-- Start Source excerpt --
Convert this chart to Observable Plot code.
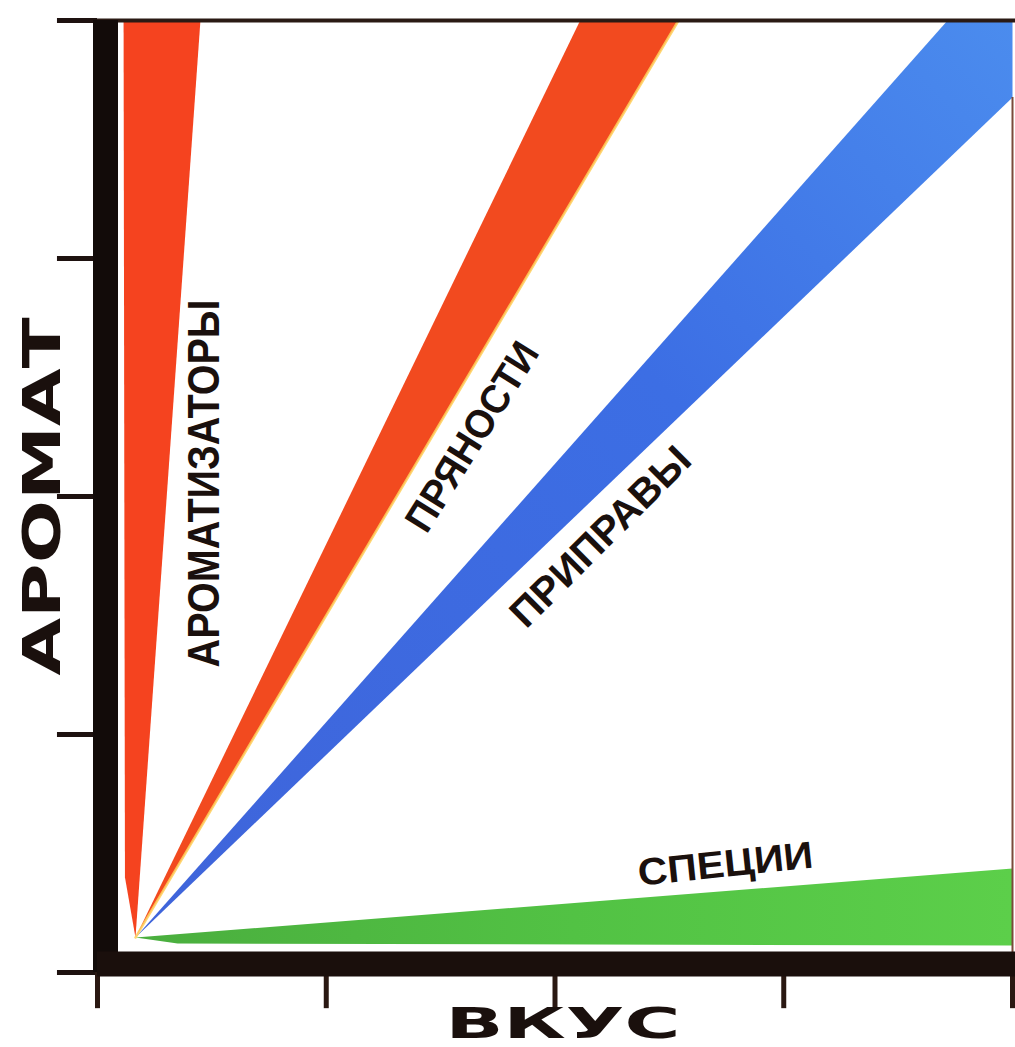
<!DOCTYPE html>
<html><head><meta charset="utf-8">
<script src="https://cdn.jsdelivr.net/npm/d3@7"></script>
<script src="https://cdn.jsdelivr.net/npm/@observablehq/plot@0.6"></script>
<style>html,body{margin:0;padding:0;background:#fff}</style>
</head><body><div id="chart"></div>
<script>
// Categories (wedges) and their vertices in data units (ВКУС on x, АРОМАТ on y)
const bands = ["АРОМАТИЗАТОРЫ", "ПРЯНОСТИ", "ПРИПРАВЫ", "СПЕЦИИ"];
const bandX = [
  [0.166, 0.12, 0.114, 0.45],
  [0.166, 2.11, 2.54],
  [0.166, 3.716, 4, 4],
  [0.166, 4, 4, 0.35]
];
const bandY = [
  [0.147, 0.4, 4, 4],
  [0.147, 4, 4],
  [0.147, 4, 4, 3.676],
  [0.147, 0.437, 0.113, 0.122]
];
// Label anchors (data units) and orientations
const labelX = [0.47, 1.64, 2.2, 2.745];
const labelY = [2.055, 2.25, 1.83, 0.454];
const labelAngle = [-90, -58, -45, -6];
// Axis ticks and titles
const xTicks = [0, 1, 2, 3, 4];
const yTicks = [0, 1, 2, 3, 4];
const xTitle = "ВКУС";
const yTitle = "АРОМАТ";

// Styles (kept apart from data)
const bandFill = ["#f5431f", "#f24a1f", "url(#gBlue)", "url(#gGreen)"];
const labelSize = [44, 40, 40, 38];
const fit = {"АРОМАТИЗАТОРЫ": 368, "ПРЯНОСТИ": 215, "ПРИПРАВЫ": 237, "СПЕЦИИ": 176, "ВКУС": 235, "АРОМАТ": 358};
const ink = "#1a100d";

const rows = bands.flatMap((b, i) => bandX[i].map((x, j) => ({band: b, x, y: bandY[i][j]})));

const marks = [];
bands.forEach((b, i) => {
  marks.push(Plot.line(rows.filter(d => d.band === b), {x: "x", y: "y", fill: bandFill[i], stroke: "none"}));
});
// thin yellow fringe on the right edge of ПРЯНОСТИ
const pr = rows.filter(d => d.band === bands[1]);
marks.push(Plot.line([pr[0], pr[2]], {x: "x", y: "y", stroke: "#ffcf5a", strokeWidth: 2.5, strokeOpacity: 0.85}));

// frame lines and ticks
marks.push(Plot.ruleY([yTicks[yTicks.length - 1]], {x1: 0, x2: 4.02, stroke: "#2a1a14", strokeWidth: 4}));
marks.push(Plot.ruleX([xTicks[xTicks.length - 1]], {y1: 0, y2: 3.676, stroke: "#7a4a3a", strokeWidth: 2}));
marks.push(Plot.ruleY(yTicks, {x1: -0.175, x2: 0, stroke: "#1e1210", strokeWidth: 5}));
marks.push(Plot.ruleX(xTicks, {y1: 0, y2: -0.152, stroke: "#2a1812", strokeWidth: 5}));
// heavy axis bars
marks.push(Plot.ruleX([0], {y1: 0, y2: 4, dx: 8, stroke: "#120b09", strokeWidth: 25}));
marks.push(Plot.ruleY([0], {x1: 0, x2: 4.02, dy: -8.5, stroke: "#1a0f0c", strokeWidth: 25}));

// wedge labels
bands.forEach((b, i) => {
  marks.push(Plot.text([b], {
    x: () => labelX[i], y: () => labelY[i], text: d => d, rotate: labelAngle[i],
    fontSize: labelSize[i], fontWeight: "bold", fontFamily: "Liberation Sans, Arial, sans-serif",
    fill: ink, textAnchor: "middle", lineAnchor: "middle"
  }));
});
// axis titles
marks.push(Plot.text([xTitle], {frameAnchor: "bottom", dx: 8, dy: 52, text: d => d, fontSize: 43, fontWeight: "900",
  fontFamily: "DejaVu Sans, sans-serif", fill: ink, textAnchor: "middle", lineAnchor: "middle"}));
marks.push(Plot.text([yTitle], {frameAnchor: "left", dx: -54, rotate: -90, text: d => d, fontSize: 51, fontWeight: "900",
  fontFamily: "DejaVu Sans, sans-serif", fill: ink, textAnchor: "middle", lineAnchor: "middle"}));

const svg = Plot.plot({
  width: 1015, height: 1047,
  marginLeft: 97, marginRight: 3, marginTop: 20, marginBottom: 75,
  x: {domain: [0, 4], axis: null},
  y: {domain: [0, 4], axis: null},
  style: {background: "#fff", overflow: "visible"},
  marks
});

// gradients
const defs = d3.select(svg).insert("defs", ":first-child");
const gb = defs.append("linearGradient").attr("id", "gBlue").attr("x1", 0).attr("y1", 1).attr("x2", 1).attr("y2", 0);
gb.append("stop").attr("offset", 0).attr("stop-color", "#3f64da");
gb.append("stop").attr("offset", 0.6).attr("stop-color", "#3c6ee4");
gb.append("stop").attr("offset", 1).attr("stop-color", "#4b8cee");
const gg = defs.append("linearGradient").attr("id", "gGreen").attr("x1", 0).attr("y1", 0).attr("x2", 1).attr("y2", 0);
gg.append("stop").attr("offset", 0).attr("stop-color", "#4aae3e");
gg.append("stop").attr("offset", 0.5).attr("stop-color", "#52c244");
gg.append("stop").attr("offset", 1).attr("stop-color", "#5ccf4a");

// stretch text to reference lengths
d3.select(svg).selectAll("text").each(function () {
  const t = this.textContent;
  if (fit[t]) {
    this.setAttribute("textLength", fit[t]);
    this.setAttribute("lengthAdjust", "spacingAndGlyphs");
  }
});

document.getElementById("chart").appendChild(svg);
</script>
</body></html>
-- End Source excerpt --
Return each line of the data, keeping its wording exact and omitting pictures.

Solution to this exercise ▸
Convert this chart to Observable Plot code.
<!DOCTYPE html>
<html><head><meta charset="utf-8">
<script src="https://cdn.jsdelivr.net/npm/d3@7"></script>
<script src="https://cdn.jsdelivr.net/npm/@observablehq/plot@0.6"></script>
<style>html,body{margin:0;padding:0;background:#fff}</style>
</head><body><div id="chart"></div>
<script>
// Categories (wedges) and their vertices in data units (ВКУС on x, АРОМАТ on y)
const bands = ["АРОМАТИЗАТОРЫ", "ПРЯНОСТИ", "ПРИПРАВЫ", "СПЕЦИИ"];
const bandX = [
  [0.166, 0.12, 0.114, 0.45],
  [0.166, 2.11, 2.54],
  [0.166, 3.716, 4, 4],
  [0.166, 4, 4, 0.35]
];
const bandY = [
  [0.147, 0.4, 4, 4],
  [0.147, 4, 4],
  [0.147, 4, 4, 3.676],
  [0.147, 0.437, 0.113, 0.122]
];
// Label anchors (data units) and orientations
const labelX = [0.47, 1.64, 2.2, 2.745];
const labelY = [2.055, 2.25, 1.83, 0.454];
const labelAngle = [-90, -58, -45, -6];
// Axis ticks and titles
const xTicks = [0, 1, 2, 3, 4];
const yTicks = [0, 1, 2, 3, 4];
const xTitle = "ВКУС";
const yTitle = "АРОМАТ";

// Styles (kept apart from data)
const bandFill = ["#f5431f", "#f24a1f", "url(#gBlue)", "url(#gGreen)"];
const labelSize = [44, 40, 40, 38];
const fit = {"АРОМАТИЗАТОРЫ": 368, "ПРЯНОСТИ": 215, "ПРИПРАВЫ": 237, "СПЕЦИИ": 176, "ВКУС": 235, "АРОМАТ": 358};
const ink = "#1a100d";

const rows = bands.flatMap((b, i) => bandX[i].map((x, j) => ({band: b, x, y: bandY[i][j]})));

const marks = [];
bands.forEach((b, i) => {
  marks.push(Plot.line(rows.filter(d => d.band === b), {x: "x", y: "y", fill: bandFill[i], stroke: "none"}));
});
// thin yellow fringe on the right edge of ПРЯНОСТИ
const pr = rows.filter(d => d.band === bands[1]);
marks.push(Plot.line([pr[0], pr[2]], {x: "x", y: "y", stroke: "#ffcf5a", strokeWidth: 2.5, strokeOpacity: 0.85}));

// frame lines and ticks
marks.push(Plot.ruleY([yTicks[yTicks.length - 1]], {x1: 0, x2: 4.02, stroke: "#2a1a14", strokeWidth: 4}));
marks.push(Plot.ruleX([xTicks[xTicks.length - 1]], {y1: 0, y2: 3.676, stroke: "#7a4a3a", strokeWidth: 2}));
marks.push(Plot.ruleY(yTicks, {x1: -0.175, x2: 0, stroke: "#1e1210", strokeWidth: 5}));
marks.push(Plot.ruleX(xTicks, {y1: 0, y2: -0.152, stroke: "#2a1812", strokeWidth: 5}));
// heavy axis bars
marks.push(Plot.ruleX([0], {y1: 0, y2: 4, dx: 8, stroke: "#120b09", strokeWidth: 25}));
marks.push(Plot.ruleY([0], {x1: 0, x2: 4.02, dy: -8.5, stroke: "#1a0f0c", strokeWidth: 25}));

// wedge labels
bands.forEach((b, i) => {
  marks.push(Plot.text([b], {
    x: () => labelX[i], y: () => labelY[i], text: d => d, rotate: labelAngle[i],
    fontSize: labelSize[i], fontWeight: "bold", fontFamily: "Liberation Sans, Arial, sans-serif",
    fill: ink, textAnchor: "middle", lineAnchor: "middle"
  }));
});
// axis titles
marks.push(Plot.text([xTitle], {frameAnchor: "bottom", dx: 8, dy: 52, text: d => d, fontSize: 43, fontWeight: "900",
  fontFamily: "DejaVu Sans, sans-serif", fill: ink, textAnchor: "middle", lineAnchor: "middle"}));
marks.push(Plot.text([yTitle], {frameAnchor: "left", dx: -54, rotate: -90, text: d => d, fontSize: 51, fontWeight: "900",
  fontFamily: "DejaVu Sans, sans-serif", fill: ink, textAnchor: "middle", lineAnchor: "middle"}));

const svg = Plot.plot({
  width: 1015, height: 1047,
  marginLeft: 97, marginRight: 3, marginTop: 20, marginBottom: 75,
  x: {domain: [0, 4], axis: null},
  y: {domain: [0, 4], axis: null},
  style: {background: "#fff", overflow: "visible"},
  marks
});

// gradients
const defs = d3.select(svg).insert("defs", ":first-child");
const gb = defs.append("linearGradient").attr("id", "gBlue").attr("x1", 0).attr("y1", 1).attr("x2", 1).attr("y2", 0);
gb.append("stop").attr("offset", 0).attr("stop-color", "#3f64da");
gb.append("stop").attr("offset", 0.6).attr("stop-color", "#3c6ee4");
gb.append("stop").attr("offset", 1).attr("stop-color", "#4b8cee");
const gg = defs.append("linearGradient").attr("id", "gGreen").attr("x1", 0).attr("y1", 0).attr("x2", 1).attr("y2", 0);
gg.append("stop").attr("offset", 0).attr("stop-color", "#4aae3e");
gg.append("stop").attr("offset", 0.5).attr("stop-color", "#52c244");
gg.append("stop").attr("offset", 1).attr("stop-color", "#5ccf4a");

// stretch text to reference lengths
d3.select(svg).selectAll("text").each(function () {
  const t = this.textContent;
  if (fit[t]) {
    this.setAttribute("textLength", fit[t]);
    this.setAttribute("lengthAdjust", "spacingAndGlyphs");
  }
});

document.getElementById("chart").appendChild(svg);
</script>
</body></html>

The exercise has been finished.